SET PROBLEM — Reproduce the listing exactly, with no pictures in your copy.
◇ ◇ ◇
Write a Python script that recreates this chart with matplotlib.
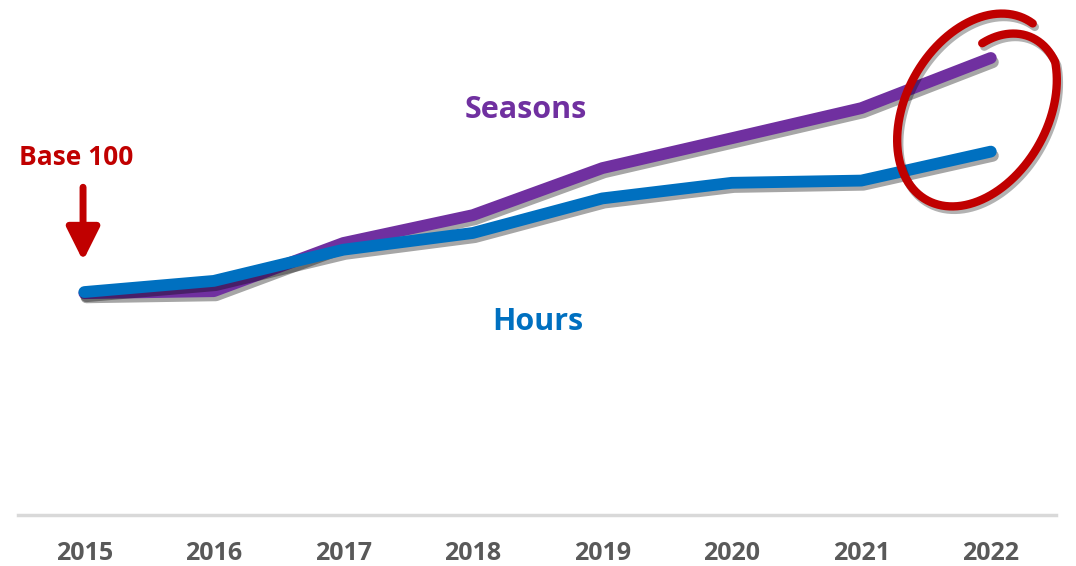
import numpy as np
import matplotlib.pyplot as plt
import matplotlib.patheffects as pe

# data (index, 2015 = base 100)
years = ['2015', '2016', '2017', '2018', '2019', '2020', '2021', '2022']
seasons = [99.5, 100.4, 122, 134.5, 155.6, 169, 182.5, 205]
hours = [100, 105, 119, 126.5, 142, 149, 150, 163]

purple = '#7030A0'
blue = '#0070C0'
red = '#C00000'
font = 'Open Sans'

fig = plt.figure(figsize=(10.76, 5.66), dpi=100)
ax = fig.add_axes([0.017, 0.0901, 0.964, 0.9099])
x = np.arange(len(years))

shadow = [pe.SimpleLineShadow(offset=(1.5, -3), shadow_color='black', alpha=0.35), pe.Normal()]
ax.plot(x, seasons, color=purple, lw=8.5, solid_capstyle='round', solid_joinstyle='round',
        path_effects=shadow, zorder=3)
ax.plot(x, hours, color=blue, lw=8.5, solid_capstyle='round', solid_joinstyle='round',
        path_effects=shadow, zorder=4)

ax.set_xlim(-0.51, 7.5)
ax.set_ylim(0, 231)
ax.set_yticks([])
ax.set_xticks(x)
ax.set_xticklabels(years, fontsize=18, fontweight='bold', color='#595959', family=font)
ax.tick_params(axis='x', length=0, pad=19)
for s in ['top', 'right', 'left']:
    ax.spines[s].set_visible(False)
ax.spines['bottom'].set_color('#D9D9D9')
ax.spines['bottom'].set_linewidth(2.5)

# series labels
ax.text(3.41, 181.5, 'Seasons', color=purple, fontsize=22, fontweight='bold',
        family=font, ha='center', va='center')
ax.text(3.5, 86.5, 'Hours', color=blue, fontsize=22, fontweight='bold',
        family=font, ha='center', va='center')

# base 100 marker
ax.text(-0.06, 160.5, 'Base 100', color=red, fontsize=19, fontweight='bold',
        family=font, ha='center', va='center')
ax.annotate('', xy=(-0.01, 114), xytext=(-0.01, 147),
            arrowprops=dict(arrowstyle='-|>,head_length=1.0,head_width=0.5',
                            mutation_scale=20, color=red, lw=5, shrinkA=0, shrinkB=0))

# hand drawn circle around 2022 (figure pixels, y down)
t = np.radians(np.linspace(54, 453, 400))
scale = np.where(t < np.radians(380), 1.0,
                 1.0 - 0.29 * (t - np.radians(380)) / np.radians(73))
px = 977 + scale * (79 * np.cos(t) + 11.5 * np.sin(t))
py = 110 + scale * (-16.5 * np.cos(t) - 95 * np.sin(t))
fig.add_artist(plt.Line2D(px / 1076, 1 - py / 566, transform=fig.transFigure, color=red, lw=6,
                          solid_capstyle='round',
                          path_effects=[pe.SimpleLineShadow(offset=(1.5, -2.5), alpha=0.3), pe.Normal()]))

fig.savefig('out.png', dpi=100)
◇ ◇ ◇
ANSWER IN FULL —
Write a Python script that recreates this chart with matplotlib.
import numpy as np
import matplotlib.pyplot as plt
import matplotlib.patheffects as pe

# data (index, 2015 = base 100)
years = ['2015', '2016', '2017', '2018', '2019', '2020', '2021', '2022']
seasons = [99.5, 100.4, 122, 134.5, 155.6, 169, 182.5, 205]
hours = [100, 105, 119, 126.5, 142, 149, 150, 163]

purple = '#7030A0'
blue = '#0070C0'
red = '#C00000'
font = 'Open Sans'

fig = plt.figure(figsize=(10.76, 5.66), dpi=100)
ax = fig.add_axes([0.017, 0.0901, 0.964, 0.9099])
x = np.arange(len(years))

shadow = [pe.SimpleLineShadow(offset=(1.5, -3), shadow_color='black', alpha=0.35), pe.Normal()]
ax.plot(x, seasons, color=purple, lw=8.5, solid_capstyle='round', solid_joinstyle='round',
        path_effects=shadow, zorder=3)
ax.plot(x, hours, color=blue, lw=8.5, solid_capstyle='round', solid_joinstyle='round',
        path_effects=shadow, zorder=4)

ax.set_xlim(-0.51, 7.5)
ax.set_ylim(0, 231)
ax.set_yticks([])
ax.set_xticks(x)
ax.set_xticklabels(years, fontsize=18, fontweight='bold', color='#595959', family=font)
ax.tick_params(axis='x', length=0, pad=19)
for s in ['top', 'right', 'left']:
    ax.spines[s].set_visible(False)
ax.spines['bottom'].set_color('#D9D9D9')
ax.spines['bottom'].set_linewidth(2.5)

# series labels
ax.text(3.41, 181.5, 'Seasons', color=purple, fontsize=22, fontweight='bold',
        family=font, ha='center', va='center')
ax.text(3.5, 86.5, 'Hours', color=blue, fontsize=22, fontweight='bold',
        family=font, ha='center', va='center')

# base 100 marker
ax.text(-0.06, 160.5, 'Base 100', color=red, fontsize=19, fontweight='bold',
        family=font, ha='center', va='center')
ax.annotate('', xy=(-0.01, 114), xytext=(-0.01, 147),
            arrowprops=dict(arrowstyle='-|>,head_length=1.0,head_width=0.5',
                            mutation_scale=20, color=red, lw=5, shrinkA=0, shrinkB=0))

# hand drawn circle around 2022 (figure pixels, y down)
t = np.radians(np.linspace(54, 453, 400))
scale = np.where(t < np.radians(380), 1.0,
                 1.0 - 0.29 * (t - np.radians(380)) / np.radians(73))
px = 977 + scale * (79 * np.cos(t) + 11.5 * np.sin(t))
py = 110 + scale * (-16.5 * np.cos(t) - 95 * np.sin(t))
fig.add_artist(plt.Line2D(px / 1076, 1 - py / 566, transform=fig.transFigure, color=red, lw=6,
                          solid_capstyle='round',
                          path_effects=[pe.SimpleLineShadow(offset=(1.5, -2.5), alpha=0.3), pe.Normal()]))

fig.savefig('out.png', dpi=100)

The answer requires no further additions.